▶ DATA LINES:
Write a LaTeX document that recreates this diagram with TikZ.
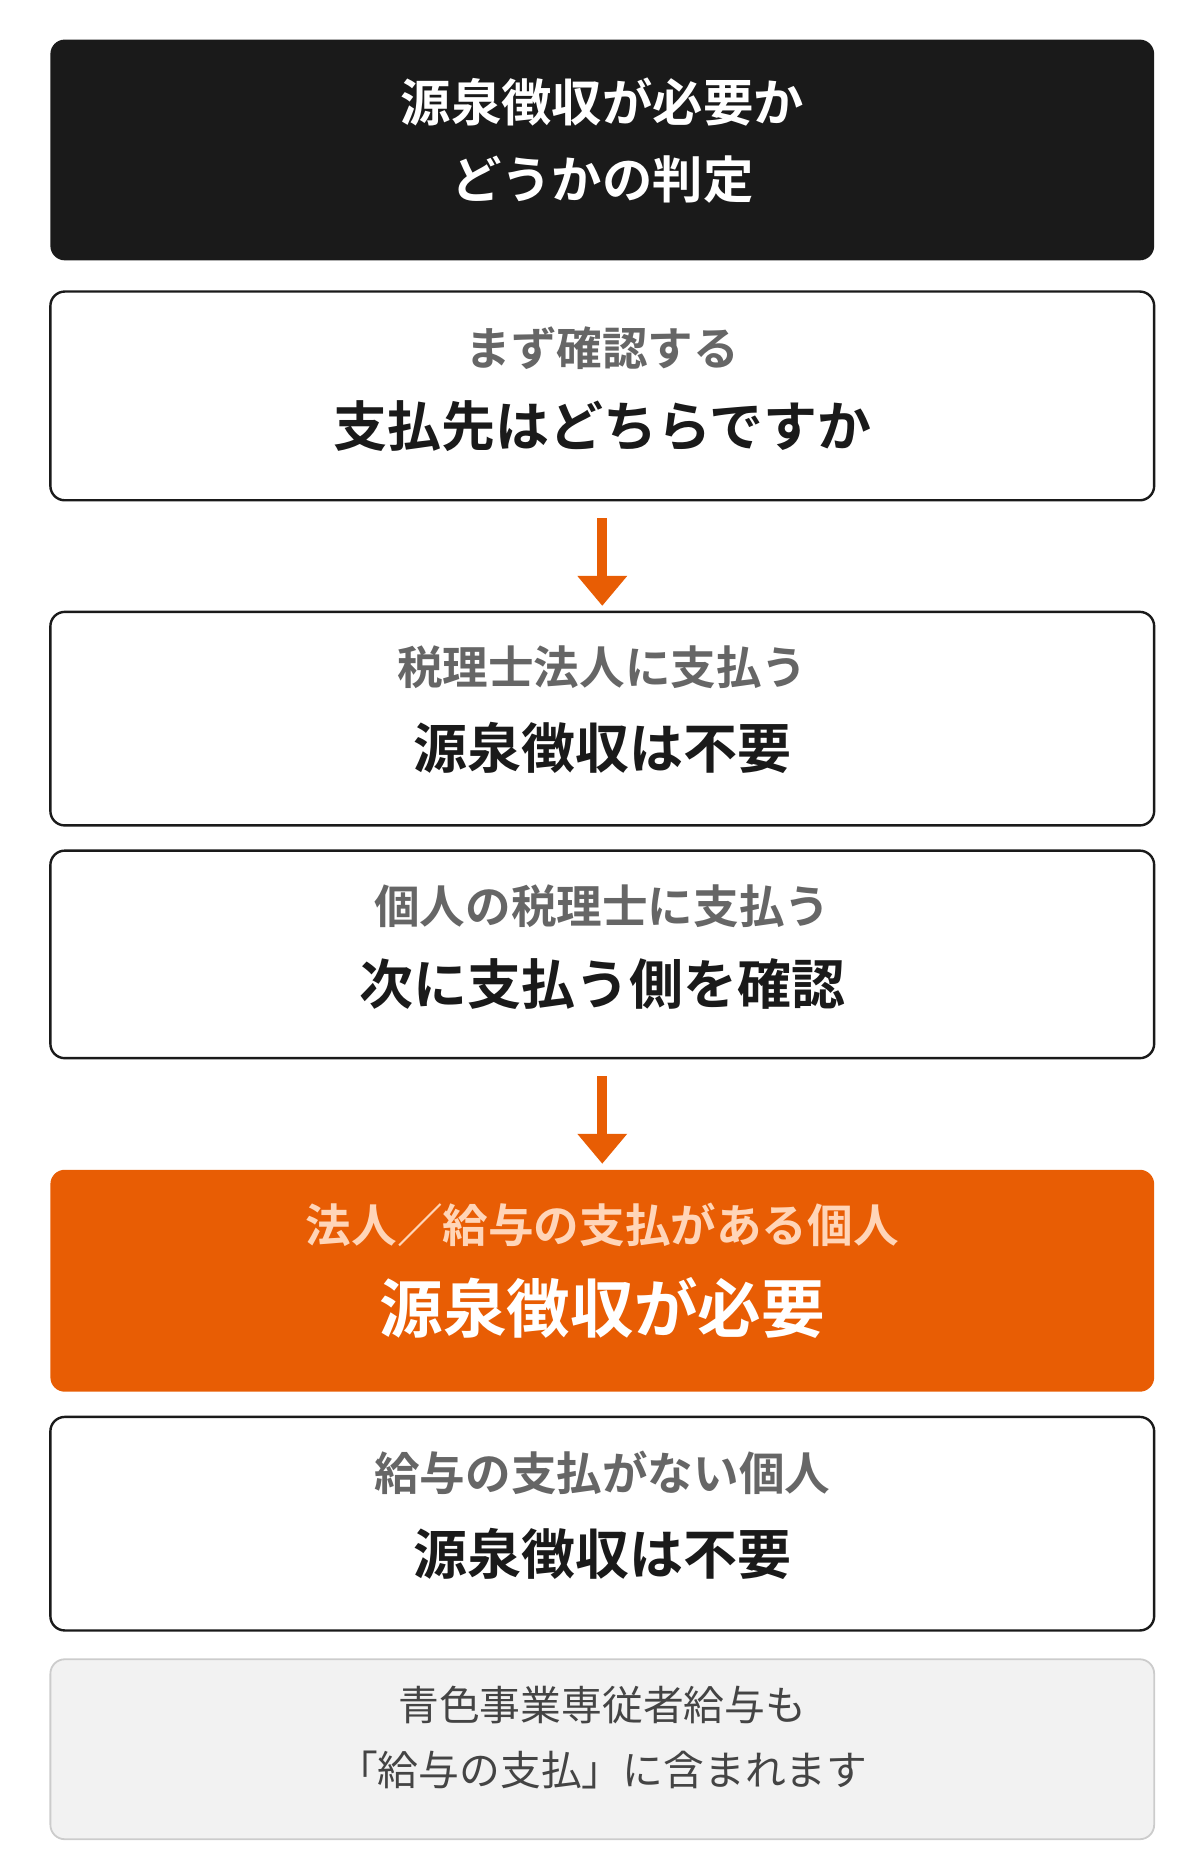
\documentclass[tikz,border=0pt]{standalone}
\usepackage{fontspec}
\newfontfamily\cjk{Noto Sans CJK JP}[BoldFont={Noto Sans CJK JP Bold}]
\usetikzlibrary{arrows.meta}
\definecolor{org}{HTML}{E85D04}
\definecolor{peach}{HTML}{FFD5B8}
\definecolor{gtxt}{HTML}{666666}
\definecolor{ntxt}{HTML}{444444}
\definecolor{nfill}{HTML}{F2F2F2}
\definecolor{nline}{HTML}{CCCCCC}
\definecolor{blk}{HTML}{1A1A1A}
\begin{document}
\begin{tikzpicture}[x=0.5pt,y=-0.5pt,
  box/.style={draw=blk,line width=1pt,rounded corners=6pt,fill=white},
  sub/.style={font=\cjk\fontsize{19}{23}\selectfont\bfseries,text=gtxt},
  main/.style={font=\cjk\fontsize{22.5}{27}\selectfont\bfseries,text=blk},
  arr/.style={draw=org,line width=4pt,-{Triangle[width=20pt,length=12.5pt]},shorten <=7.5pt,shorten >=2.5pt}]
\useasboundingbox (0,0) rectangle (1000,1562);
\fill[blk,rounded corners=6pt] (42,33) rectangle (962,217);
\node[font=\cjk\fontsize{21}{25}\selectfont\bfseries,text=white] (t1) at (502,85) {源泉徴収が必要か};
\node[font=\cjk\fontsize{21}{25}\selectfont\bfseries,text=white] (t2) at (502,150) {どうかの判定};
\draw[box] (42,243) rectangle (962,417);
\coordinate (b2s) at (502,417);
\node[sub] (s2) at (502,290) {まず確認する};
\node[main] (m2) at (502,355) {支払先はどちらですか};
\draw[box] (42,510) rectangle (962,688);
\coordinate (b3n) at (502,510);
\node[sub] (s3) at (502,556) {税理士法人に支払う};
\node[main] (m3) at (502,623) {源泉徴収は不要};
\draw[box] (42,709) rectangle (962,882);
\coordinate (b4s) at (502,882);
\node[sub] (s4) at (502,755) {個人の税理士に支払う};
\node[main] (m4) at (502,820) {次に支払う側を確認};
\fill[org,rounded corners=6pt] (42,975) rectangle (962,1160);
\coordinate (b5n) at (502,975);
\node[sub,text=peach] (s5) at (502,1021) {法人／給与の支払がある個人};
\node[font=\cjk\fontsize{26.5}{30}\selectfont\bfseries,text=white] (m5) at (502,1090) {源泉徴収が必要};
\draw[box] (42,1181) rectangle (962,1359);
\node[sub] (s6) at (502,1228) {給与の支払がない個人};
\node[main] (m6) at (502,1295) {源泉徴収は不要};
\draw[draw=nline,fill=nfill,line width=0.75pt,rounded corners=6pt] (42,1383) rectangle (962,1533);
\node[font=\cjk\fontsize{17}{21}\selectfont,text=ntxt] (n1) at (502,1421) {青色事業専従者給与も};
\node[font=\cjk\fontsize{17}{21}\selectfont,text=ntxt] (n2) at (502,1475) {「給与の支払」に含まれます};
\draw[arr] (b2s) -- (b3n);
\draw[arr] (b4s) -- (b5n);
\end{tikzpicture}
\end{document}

▶ WORK TO BE COMPLETED:
Write the listing above out again exactly, dropping each image.

▶ TASK RESPONSE:
Write a LaTeX document that recreates this diagram with TikZ.
\documentclass[tikz,border=0pt]{standalone}
\usepackage{fontspec}
\newfontfamily\cjk{Noto Sans CJK JP}[BoldFont={Noto Sans CJK JP Bold}]
\usetikzlibrary{arrows.meta}
\definecolor{org}{HTML}{E85D04}
\definecolor{peach}{HTML}{FFD5B8}
\definecolor{gtxt}{HTML}{666666}
\definecolor{ntxt}{HTML}{444444}
\definecolor{nfill}{HTML}{F2F2F2}
\definecolor{nline}{HTML}{CCCCCC}
\definecolor{blk}{HTML}{1A1A1A}
\begin{document}
\begin{tikzpicture}[x=0.5pt,y=-0.5pt,
  box/.style={draw=blk,line width=1pt,rounded corners=6pt,fill=white},
  sub/.style={font=\cjk\fontsize{19}{23}\selectfont\bfseries,text=gtxt},
  main/.style={font=\cjk\fontsize{22.5}{27}\selectfont\bfseries,text=blk},
  arr/.style={draw=org,line width=4pt,-{Triangle[width=20pt,length=12.5pt]},shorten <=7.5pt,shorten >=2.5pt}]
\useasboundingbox (0,0) rectangle (1000,1562);
\fill[blk,rounded corners=6pt] (42,33) rectangle (962,217);
\node[font=\cjk\fontsize{21}{25}\selectfont\bfseries,text=white] (t1) at (502,85) {源泉徴収が必要か};
\node[font=\cjk\fontsize{21}{25}\selectfont\bfseries,text=white] (t2) at (502,150) {どうかの判定};
\draw[box] (42,243) rectangle (962,417);
\coordinate (b2s) at (502,417);
\node[sub] (s2) at (502,290) {まず確認する};
\node[main] (m2) at (502,355) {支払先はどちらですか};
\draw[box] (42,510) rectangle (962,688);
\coordinate (b3n) at (502,510);
\node[sub] (s3) at (502,556) {税理士法人に支払う};
\node[main] (m3) at (502,623) {源泉徴収は不要};
\draw[box] (42,709) rectangle (962,882);
\coordinate (b4s) at (502,882);
\node[sub] (s4) at (502,755) {個人の税理士に支払う};
\node[main] (m4) at (502,820) {次に支払う側を確認};
\fill[org,rounded corners=6pt] (42,975) rectangle (962,1160);
\coordinate (b5n) at (502,975);
\node[sub,text=peach] (s5) at (502,1021) {法人／給与の支払がある個人};
\node[font=\cjk\fontsize{26.5}{30}\selectfont\bfseries,text=white] (m5) at (502,1090) {源泉徴収が必要};
\draw[box] (42,1181) rectangle (962,1359);
\node[sub] (s6) at (502,1228) {給与の支払がない個人};
\node[main] (m6) at (502,1295) {源泉徴収は不要};
\draw[draw=nline,fill=nfill,line width=0.75pt,rounded corners=6pt] (42,1383) rectangle (962,1533);
\node[font=\cjk\fontsize{17}{21}\selectfont,text=ntxt] (n1) at (502,1421) {青色事業専従者給与も};
\node[font=\cjk\fontsize{17}{21}\selectfont,text=ntxt] (n2) at (502,1475) {「給与の支払」に含まれます};
\draw[arr] (b2s) -- (b3n);
\draw[arr] (b4s) -- (b5n);
\end{tikzpicture}
\end{document}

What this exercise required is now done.